··· DATA BLOCK

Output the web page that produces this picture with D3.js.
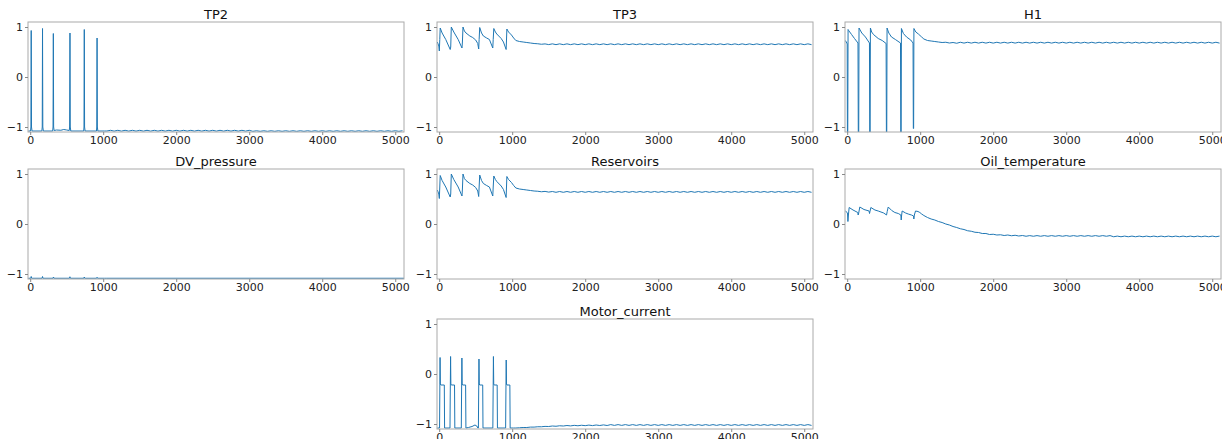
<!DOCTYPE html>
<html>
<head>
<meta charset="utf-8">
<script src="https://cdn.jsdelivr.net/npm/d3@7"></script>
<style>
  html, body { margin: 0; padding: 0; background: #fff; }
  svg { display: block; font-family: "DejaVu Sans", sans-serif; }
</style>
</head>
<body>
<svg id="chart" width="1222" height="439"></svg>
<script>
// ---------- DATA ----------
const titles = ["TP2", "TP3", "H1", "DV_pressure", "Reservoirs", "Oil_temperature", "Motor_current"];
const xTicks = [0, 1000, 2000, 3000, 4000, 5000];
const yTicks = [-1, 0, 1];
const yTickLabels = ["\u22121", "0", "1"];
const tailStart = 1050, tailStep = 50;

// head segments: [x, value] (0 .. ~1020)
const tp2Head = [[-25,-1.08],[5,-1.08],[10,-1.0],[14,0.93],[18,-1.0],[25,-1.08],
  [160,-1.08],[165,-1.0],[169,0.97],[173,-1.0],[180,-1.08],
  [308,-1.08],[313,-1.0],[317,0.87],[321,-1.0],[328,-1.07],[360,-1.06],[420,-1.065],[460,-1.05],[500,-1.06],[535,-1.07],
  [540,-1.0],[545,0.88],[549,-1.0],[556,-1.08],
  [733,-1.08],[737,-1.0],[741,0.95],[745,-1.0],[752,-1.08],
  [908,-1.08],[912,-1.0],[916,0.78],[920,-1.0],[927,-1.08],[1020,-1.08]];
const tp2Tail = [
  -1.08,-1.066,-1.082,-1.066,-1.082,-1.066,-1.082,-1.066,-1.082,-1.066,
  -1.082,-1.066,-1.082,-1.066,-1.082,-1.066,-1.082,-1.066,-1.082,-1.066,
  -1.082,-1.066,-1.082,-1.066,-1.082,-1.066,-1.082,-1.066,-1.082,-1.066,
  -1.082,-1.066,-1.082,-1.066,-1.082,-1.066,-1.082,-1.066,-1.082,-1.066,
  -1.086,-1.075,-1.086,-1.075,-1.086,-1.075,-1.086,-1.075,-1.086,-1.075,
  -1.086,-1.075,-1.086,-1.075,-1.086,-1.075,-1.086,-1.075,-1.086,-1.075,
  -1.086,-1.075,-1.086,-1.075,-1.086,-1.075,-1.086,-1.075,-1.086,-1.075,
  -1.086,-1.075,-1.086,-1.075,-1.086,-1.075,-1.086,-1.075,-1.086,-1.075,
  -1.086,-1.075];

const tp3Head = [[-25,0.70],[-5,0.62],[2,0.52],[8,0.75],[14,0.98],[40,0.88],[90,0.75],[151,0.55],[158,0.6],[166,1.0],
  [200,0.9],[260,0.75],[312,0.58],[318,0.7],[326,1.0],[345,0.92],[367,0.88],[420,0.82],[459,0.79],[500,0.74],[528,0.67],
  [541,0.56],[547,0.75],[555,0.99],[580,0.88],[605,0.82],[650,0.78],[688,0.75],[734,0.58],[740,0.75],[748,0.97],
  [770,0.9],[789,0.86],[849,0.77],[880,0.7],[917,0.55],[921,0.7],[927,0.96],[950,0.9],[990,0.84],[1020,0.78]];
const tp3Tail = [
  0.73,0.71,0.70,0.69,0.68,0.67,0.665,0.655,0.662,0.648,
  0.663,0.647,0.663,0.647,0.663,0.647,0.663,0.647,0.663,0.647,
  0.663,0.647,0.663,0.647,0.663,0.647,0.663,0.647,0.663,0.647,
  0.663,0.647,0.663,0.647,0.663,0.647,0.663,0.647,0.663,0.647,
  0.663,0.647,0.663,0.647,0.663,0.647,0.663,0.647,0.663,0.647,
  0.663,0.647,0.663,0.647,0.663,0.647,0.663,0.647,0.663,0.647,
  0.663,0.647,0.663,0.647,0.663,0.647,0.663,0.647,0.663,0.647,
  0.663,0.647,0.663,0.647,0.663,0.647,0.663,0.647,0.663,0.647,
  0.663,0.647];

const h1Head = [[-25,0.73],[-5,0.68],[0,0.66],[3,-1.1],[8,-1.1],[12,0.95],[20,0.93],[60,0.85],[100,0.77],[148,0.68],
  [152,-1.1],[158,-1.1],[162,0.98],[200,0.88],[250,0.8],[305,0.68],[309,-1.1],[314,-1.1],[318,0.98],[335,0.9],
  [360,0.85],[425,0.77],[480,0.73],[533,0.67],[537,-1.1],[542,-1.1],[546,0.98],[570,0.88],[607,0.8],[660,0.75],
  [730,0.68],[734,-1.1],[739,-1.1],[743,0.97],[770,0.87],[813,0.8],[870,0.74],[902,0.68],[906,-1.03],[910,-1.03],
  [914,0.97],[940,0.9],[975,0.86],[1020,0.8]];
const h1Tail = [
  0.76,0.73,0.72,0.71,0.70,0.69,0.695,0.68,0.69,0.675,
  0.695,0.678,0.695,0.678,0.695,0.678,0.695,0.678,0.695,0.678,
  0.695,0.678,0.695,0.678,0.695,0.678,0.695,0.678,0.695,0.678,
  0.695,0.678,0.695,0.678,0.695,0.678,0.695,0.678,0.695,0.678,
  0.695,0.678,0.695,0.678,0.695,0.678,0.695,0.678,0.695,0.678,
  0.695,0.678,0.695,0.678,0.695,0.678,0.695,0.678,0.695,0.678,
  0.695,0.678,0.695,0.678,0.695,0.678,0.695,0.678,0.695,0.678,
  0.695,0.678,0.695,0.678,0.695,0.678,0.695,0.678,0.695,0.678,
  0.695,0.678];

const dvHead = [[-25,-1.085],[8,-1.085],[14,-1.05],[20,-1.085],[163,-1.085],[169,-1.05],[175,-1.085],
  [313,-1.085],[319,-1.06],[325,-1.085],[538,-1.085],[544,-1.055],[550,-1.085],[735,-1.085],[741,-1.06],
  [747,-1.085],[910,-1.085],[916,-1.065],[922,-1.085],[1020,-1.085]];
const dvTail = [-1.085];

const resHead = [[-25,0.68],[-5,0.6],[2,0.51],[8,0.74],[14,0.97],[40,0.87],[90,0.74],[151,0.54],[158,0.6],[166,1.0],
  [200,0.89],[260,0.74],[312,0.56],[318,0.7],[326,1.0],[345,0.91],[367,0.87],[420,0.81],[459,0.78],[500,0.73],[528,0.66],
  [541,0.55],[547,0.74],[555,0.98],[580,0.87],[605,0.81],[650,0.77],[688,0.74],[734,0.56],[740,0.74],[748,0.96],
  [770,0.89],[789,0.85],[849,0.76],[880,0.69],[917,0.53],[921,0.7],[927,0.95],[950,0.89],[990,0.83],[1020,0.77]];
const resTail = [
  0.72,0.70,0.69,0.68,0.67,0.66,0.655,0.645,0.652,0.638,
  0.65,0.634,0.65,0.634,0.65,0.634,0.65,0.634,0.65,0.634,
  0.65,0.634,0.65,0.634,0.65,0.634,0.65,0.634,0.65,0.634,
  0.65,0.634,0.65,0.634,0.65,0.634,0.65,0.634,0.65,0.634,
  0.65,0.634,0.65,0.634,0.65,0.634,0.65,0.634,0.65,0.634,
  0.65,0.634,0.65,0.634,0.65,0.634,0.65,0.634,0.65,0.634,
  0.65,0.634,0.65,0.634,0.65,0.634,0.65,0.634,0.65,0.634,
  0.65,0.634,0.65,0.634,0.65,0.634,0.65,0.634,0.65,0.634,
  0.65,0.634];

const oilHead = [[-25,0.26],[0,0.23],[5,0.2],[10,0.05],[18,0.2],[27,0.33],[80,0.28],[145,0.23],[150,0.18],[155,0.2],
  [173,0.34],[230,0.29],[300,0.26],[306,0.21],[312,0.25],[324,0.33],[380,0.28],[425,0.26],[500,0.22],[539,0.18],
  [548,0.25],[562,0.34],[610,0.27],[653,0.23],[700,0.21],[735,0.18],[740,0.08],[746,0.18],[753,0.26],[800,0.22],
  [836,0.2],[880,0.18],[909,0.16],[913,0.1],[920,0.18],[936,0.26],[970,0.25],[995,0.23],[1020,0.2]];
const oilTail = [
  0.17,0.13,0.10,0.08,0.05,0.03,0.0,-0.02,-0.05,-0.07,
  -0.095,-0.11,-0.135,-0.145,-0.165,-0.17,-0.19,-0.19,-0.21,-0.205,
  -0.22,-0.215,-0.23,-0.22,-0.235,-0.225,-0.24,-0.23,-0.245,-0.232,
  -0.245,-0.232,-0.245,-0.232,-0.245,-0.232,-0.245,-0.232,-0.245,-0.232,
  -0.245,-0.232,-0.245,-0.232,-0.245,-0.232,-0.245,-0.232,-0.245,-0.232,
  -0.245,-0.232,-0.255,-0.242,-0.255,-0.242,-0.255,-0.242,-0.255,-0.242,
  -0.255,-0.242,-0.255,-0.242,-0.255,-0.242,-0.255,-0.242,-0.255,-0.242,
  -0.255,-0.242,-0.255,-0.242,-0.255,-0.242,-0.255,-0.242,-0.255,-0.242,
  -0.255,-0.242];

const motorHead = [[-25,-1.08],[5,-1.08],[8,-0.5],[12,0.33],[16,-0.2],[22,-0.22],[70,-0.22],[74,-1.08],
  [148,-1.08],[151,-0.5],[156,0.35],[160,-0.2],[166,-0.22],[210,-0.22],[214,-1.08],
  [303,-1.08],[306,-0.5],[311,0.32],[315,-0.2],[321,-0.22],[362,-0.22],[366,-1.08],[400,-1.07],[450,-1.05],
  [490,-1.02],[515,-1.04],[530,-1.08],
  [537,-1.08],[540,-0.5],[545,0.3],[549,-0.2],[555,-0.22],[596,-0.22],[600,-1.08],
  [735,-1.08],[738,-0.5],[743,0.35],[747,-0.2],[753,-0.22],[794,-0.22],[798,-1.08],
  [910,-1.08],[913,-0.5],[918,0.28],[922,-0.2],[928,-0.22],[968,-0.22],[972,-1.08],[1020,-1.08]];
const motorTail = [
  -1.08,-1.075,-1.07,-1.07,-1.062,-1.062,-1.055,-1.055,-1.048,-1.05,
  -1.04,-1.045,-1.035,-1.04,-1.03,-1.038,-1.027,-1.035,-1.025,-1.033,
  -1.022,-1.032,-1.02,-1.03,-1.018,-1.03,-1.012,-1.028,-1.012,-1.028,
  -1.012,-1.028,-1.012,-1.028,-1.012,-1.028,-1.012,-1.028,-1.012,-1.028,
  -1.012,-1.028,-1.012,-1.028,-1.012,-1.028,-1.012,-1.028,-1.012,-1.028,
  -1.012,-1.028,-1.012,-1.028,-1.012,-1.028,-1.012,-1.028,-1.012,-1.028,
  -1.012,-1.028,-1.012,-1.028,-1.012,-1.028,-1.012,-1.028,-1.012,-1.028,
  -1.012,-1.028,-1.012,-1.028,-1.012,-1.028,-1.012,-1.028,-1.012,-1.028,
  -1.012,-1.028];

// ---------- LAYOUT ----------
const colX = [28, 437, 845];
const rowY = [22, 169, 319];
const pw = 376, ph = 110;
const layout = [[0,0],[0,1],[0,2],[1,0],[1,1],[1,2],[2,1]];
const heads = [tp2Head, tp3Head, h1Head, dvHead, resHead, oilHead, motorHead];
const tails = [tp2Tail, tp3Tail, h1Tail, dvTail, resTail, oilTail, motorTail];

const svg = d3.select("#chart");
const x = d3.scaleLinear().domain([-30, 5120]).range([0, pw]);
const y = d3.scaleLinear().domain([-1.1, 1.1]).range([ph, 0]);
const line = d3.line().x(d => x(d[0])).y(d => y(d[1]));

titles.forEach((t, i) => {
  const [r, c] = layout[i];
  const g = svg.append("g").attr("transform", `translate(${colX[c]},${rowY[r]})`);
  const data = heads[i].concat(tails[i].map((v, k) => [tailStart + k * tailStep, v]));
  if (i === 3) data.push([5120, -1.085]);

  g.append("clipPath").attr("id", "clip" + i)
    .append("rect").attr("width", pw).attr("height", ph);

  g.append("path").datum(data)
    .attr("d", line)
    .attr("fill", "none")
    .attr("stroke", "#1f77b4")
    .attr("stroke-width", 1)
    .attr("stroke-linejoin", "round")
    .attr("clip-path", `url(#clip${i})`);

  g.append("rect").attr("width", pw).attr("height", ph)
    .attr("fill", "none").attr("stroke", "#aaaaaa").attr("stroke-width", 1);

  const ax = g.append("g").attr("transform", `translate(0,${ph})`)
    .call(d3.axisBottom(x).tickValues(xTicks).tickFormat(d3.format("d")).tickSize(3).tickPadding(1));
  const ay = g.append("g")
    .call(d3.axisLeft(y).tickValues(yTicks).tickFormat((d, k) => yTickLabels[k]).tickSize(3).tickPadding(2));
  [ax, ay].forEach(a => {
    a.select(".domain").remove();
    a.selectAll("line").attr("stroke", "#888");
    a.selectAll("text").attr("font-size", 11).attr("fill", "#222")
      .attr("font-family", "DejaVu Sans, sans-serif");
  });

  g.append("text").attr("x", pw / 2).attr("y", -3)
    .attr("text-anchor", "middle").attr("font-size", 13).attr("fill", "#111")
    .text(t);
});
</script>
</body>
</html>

······

WRITTEN EXERCISE:
Without the pictures, return the listing above from its first line through the line that has "const tailStart = 1050, tailStep = 50;".

ANSWER TO THIS EXERCISE:
Output the web page that produces this picture with D3.js.
<!DOCTYPE html>
<html>
<head>
<meta charset="utf-8">
<script src="https://cdn.jsdelivr.net/npm/d3@7"></script>
<style>
  html, body { margin: 0; padding: 0; background: #fff; }
  svg { display: block; font-family: "DejaVu Sans", sans-serif; }
</style>
</head>
<body>
<svg id="chart" width="1222" height="439"></svg>
<script>
// ---------- DATA ----------
const titles = ["TP2", "TP3", "H1", "DV_pressure", "Reservoirs", "Oil_temperature", "Motor_current"];
const xTicks = [0, 1000, 2000, 3000, 4000, 5000];
const yTicks = [-1, 0, 1];
const yTickLabels = ["\u22121", "0", "1"];
const tailStart = 1050, tailStep = 50;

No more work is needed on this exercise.